● Problem statement
Set down the material below word for word, excluding the pictures.

● Supplied information

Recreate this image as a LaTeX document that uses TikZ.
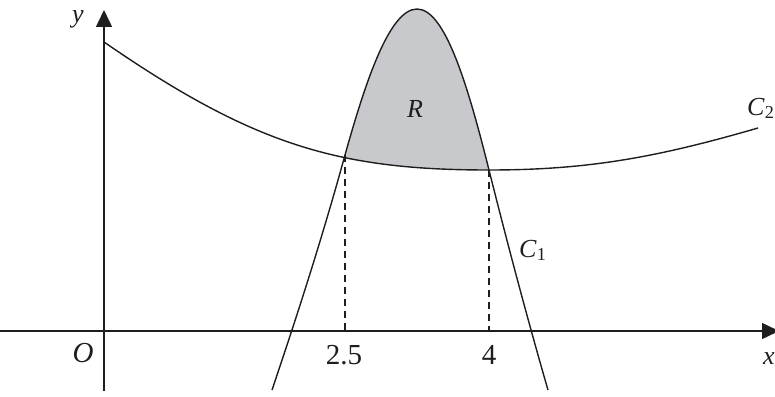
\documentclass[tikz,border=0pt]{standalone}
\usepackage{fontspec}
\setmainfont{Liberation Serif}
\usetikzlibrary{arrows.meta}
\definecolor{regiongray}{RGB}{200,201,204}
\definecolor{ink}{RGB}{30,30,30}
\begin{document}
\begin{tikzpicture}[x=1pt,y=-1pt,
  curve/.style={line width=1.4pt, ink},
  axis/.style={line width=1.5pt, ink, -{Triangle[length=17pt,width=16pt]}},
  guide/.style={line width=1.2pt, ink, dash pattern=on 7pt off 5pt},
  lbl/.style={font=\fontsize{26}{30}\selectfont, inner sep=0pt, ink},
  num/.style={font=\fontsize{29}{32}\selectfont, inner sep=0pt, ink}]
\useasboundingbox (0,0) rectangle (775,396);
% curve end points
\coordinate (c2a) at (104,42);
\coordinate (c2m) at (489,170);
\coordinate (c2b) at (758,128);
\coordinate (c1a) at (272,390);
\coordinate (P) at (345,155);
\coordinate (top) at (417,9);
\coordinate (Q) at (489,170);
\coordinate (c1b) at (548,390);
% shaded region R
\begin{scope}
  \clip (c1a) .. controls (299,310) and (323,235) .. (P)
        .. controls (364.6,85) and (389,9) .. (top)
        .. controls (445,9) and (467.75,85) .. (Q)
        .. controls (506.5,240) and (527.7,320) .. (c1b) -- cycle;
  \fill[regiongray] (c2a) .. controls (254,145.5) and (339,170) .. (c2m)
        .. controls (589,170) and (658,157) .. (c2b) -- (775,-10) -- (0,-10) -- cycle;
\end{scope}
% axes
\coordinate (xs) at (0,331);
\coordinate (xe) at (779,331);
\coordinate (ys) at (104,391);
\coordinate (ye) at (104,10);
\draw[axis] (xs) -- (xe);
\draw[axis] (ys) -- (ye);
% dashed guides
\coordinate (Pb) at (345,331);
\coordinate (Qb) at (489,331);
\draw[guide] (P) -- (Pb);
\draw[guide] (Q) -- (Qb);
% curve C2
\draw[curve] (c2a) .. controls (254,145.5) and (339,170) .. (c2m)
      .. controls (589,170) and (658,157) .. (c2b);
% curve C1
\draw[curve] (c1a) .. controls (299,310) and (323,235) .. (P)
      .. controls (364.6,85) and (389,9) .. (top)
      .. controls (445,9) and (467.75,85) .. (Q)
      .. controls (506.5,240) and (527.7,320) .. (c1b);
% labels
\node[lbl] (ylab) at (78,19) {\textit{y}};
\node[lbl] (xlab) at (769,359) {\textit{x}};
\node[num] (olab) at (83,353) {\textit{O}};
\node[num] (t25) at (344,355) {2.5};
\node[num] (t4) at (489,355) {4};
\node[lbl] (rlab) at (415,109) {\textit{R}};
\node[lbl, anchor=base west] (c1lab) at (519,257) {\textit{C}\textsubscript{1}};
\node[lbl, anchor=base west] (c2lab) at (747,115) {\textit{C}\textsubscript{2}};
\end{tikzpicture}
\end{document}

● Written answer
Recreate this image as a LaTeX document that uses TikZ.
\documentclass[tikz,border=0pt]{standalone}
\usepackage{fontspec}
\setmainfont{Liberation Serif}
\usetikzlibrary{arrows.meta}
\definecolor{regiongray}{RGB}{200,201,204}
\definecolor{ink}{RGB}{30,30,30}
\begin{document}
\begin{tikzpicture}[x=1pt,y=-1pt,
  curve/.style={line width=1.4pt, ink},
  axis/.style={line width=1.5pt, ink, -{Triangle[length=17pt,width=16pt]}},
  guide/.style={line width=1.2pt, ink, dash pattern=on 7pt off 5pt},
  lbl/.style={font=\fontsize{26}{30}\selectfont, inner sep=0pt, ink},
  num/.style={font=\fontsize{29}{32}\selectfont, inner sep=0pt, ink}]
\useasboundingbox (0,0) rectangle (775,396);
% curve end points
\coordinate (c2a) at (104,42);
\coordinate (c2m) at (489,170);
\coordinate (c2b) at (758,128);
\coordinate (c1a) at (272,390);
\coordinate (P) at (345,155);
\coordinate (top) at (417,9);
\coordinate (Q) at (489,170);
\coordinate (c1b) at (548,390);
% shaded region R
\begin{scope}
  \clip (c1a) .. controls (299,310) and (323,235) .. (P)
        .. controls (364.6,85) and (389,9) .. (top)
        .. controls (445,9) and (467.75,85) .. (Q)
        .. controls (506.5,240) and (527.7,320) .. (c1b) -- cycle;
  \fill[regiongray] (c2a) .. controls (254,145.5) and (339,170) .. (c2m)
        .. controls (589,170) and (658,157) .. (c2b) -- (775,-10) -- (0,-10) -- cycle;
\end{scope}
% axes
\coordinate (xs) at (0,331);
\coordinate (xe) at (779,331);
\coordinate (ys) at (104,391);
\coordinate (ye) at (104,10);
\draw[axis] (xs) -- (xe);
\draw[axis] (ys) -- (ye);
% dashed guides
\coordinate (Pb) at (345,331);
\coordinate (Qb) at (489,331);
\draw[guide] (P) -- (Pb);
\draw[guide] (Q) -- (Qb);
% curve C2
\draw[curve] (c2a) .. controls (254,145.5) and (339,170) .. (c2m)
      .. controls (589,170) and (658,157) .. (c2b);
% curve C1
\draw[curve] (c1a) .. controls (299,310) and (323,235) .. (P)
      .. controls (364.6,85) and (389,9) .. (top)
      .. controls (445,9) and (467.75,85) .. (Q)
      .. controls (506.5,240) and (527.7,320) .. (c1b);
% labels
\node[lbl] (ylab) at (78,19) {\textit{y}};
\node[lbl] (xlab) at (769,359) {\textit{x}};
\node[num] (olab) at (83,353) {\textit{O}};
\node[num] (t25) at (344,355) {2.5};
\node[num] (t4) at (489,355) {4};
\node[lbl] (rlab) at (415,109) {\textit{R}};
\node[lbl, anchor=base west] (c1lab) at (519,257) {\textit{C}\textsubscript{1}};
\node[lbl, anchor=base west] (c2lab) at (747,115) {\textit{C}\textsubscript{2}};
\end{tikzpicture}
\end{document}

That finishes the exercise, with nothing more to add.